▶ _Task directions_: What lies from the line containing "What matplotlib code" through the line containing "rozdil = [b"? Print exactly those lines, with both ends, and no others.

▶ _Dataset extract_:
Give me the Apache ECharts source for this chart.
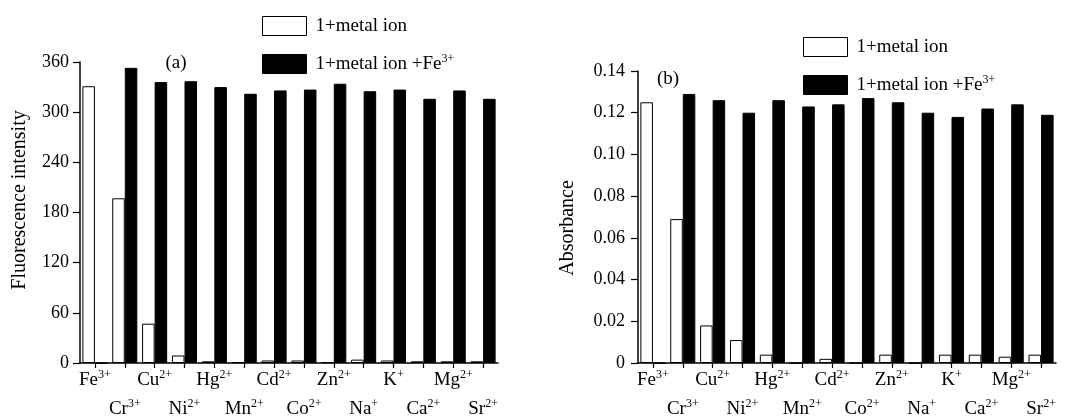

==

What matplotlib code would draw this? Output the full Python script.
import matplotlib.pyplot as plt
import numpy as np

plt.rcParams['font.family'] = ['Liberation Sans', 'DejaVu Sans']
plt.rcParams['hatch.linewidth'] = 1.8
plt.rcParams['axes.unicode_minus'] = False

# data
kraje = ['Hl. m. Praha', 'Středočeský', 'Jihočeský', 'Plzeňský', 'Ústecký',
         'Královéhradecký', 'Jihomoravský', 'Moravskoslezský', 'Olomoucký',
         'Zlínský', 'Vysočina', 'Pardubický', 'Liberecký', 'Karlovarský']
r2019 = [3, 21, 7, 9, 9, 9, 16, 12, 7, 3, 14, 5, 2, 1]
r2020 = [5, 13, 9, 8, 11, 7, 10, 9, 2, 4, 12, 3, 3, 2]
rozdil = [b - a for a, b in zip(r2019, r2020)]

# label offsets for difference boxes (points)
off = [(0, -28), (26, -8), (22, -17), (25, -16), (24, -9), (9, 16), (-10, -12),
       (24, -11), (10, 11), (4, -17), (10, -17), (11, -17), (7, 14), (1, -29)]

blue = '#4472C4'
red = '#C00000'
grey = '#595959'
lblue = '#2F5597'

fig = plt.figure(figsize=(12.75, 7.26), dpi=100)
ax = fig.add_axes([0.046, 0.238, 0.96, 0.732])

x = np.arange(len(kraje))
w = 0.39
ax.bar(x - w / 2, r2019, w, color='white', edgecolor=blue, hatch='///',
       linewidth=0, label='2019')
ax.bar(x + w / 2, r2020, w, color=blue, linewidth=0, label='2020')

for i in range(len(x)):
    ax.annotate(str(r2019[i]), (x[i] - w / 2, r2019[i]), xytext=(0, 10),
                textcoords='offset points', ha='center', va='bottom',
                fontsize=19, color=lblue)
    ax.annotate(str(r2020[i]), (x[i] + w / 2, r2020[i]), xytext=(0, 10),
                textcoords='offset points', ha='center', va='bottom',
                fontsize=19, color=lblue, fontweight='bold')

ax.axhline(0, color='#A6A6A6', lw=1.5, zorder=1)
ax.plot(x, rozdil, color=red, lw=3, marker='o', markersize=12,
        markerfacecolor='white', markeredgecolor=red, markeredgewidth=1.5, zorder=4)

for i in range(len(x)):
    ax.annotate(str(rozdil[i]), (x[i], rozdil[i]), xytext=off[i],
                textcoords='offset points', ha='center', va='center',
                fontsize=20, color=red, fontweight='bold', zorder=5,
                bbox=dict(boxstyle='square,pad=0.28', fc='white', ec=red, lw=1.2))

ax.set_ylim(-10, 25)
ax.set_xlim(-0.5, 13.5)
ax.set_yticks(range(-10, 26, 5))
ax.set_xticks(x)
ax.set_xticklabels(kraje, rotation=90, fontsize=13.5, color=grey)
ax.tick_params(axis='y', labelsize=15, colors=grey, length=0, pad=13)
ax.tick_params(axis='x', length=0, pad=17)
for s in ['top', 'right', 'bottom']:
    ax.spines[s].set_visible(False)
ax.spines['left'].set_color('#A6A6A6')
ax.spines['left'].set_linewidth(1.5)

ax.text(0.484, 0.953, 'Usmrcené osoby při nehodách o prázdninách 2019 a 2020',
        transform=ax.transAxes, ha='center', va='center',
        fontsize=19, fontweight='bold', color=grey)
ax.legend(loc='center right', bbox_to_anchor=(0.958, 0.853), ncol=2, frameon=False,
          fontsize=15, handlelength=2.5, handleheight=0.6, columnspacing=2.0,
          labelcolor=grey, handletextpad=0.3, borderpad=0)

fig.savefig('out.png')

▶ _Final result_:
What matplotlib code would draw this? Output the full Python script.
import matplotlib.pyplot as plt
import numpy as np

plt.rcParams['font.family'] = ['Liberation Sans', 'DejaVu Sans']
plt.rcParams['hatch.linewidth'] = 1.8
plt.rcParams['axes.unicode_minus'] = False

# data
kraje = ['Hl. m. Praha', 'Středočeský', 'Jihočeský', 'Plzeňský', 'Ústecký',
         'Královéhradecký', 'Jihomoravský', 'Moravskoslezský', 'Olomoucký',
         'Zlínský', 'Vysočina', 'Pardubický', 'Liberecký', 'Karlovarský']
r2019 = [3, 21, 7, 9, 9, 9, 16, 12, 7, 3, 14, 5, 2, 1]
r2020 = [5, 13, 9, 8, 11, 7, 10, 9, 2, 4, 12, 3, 3, 2]
rozdil = [b - a for a, b in zip(r2019, r2020)]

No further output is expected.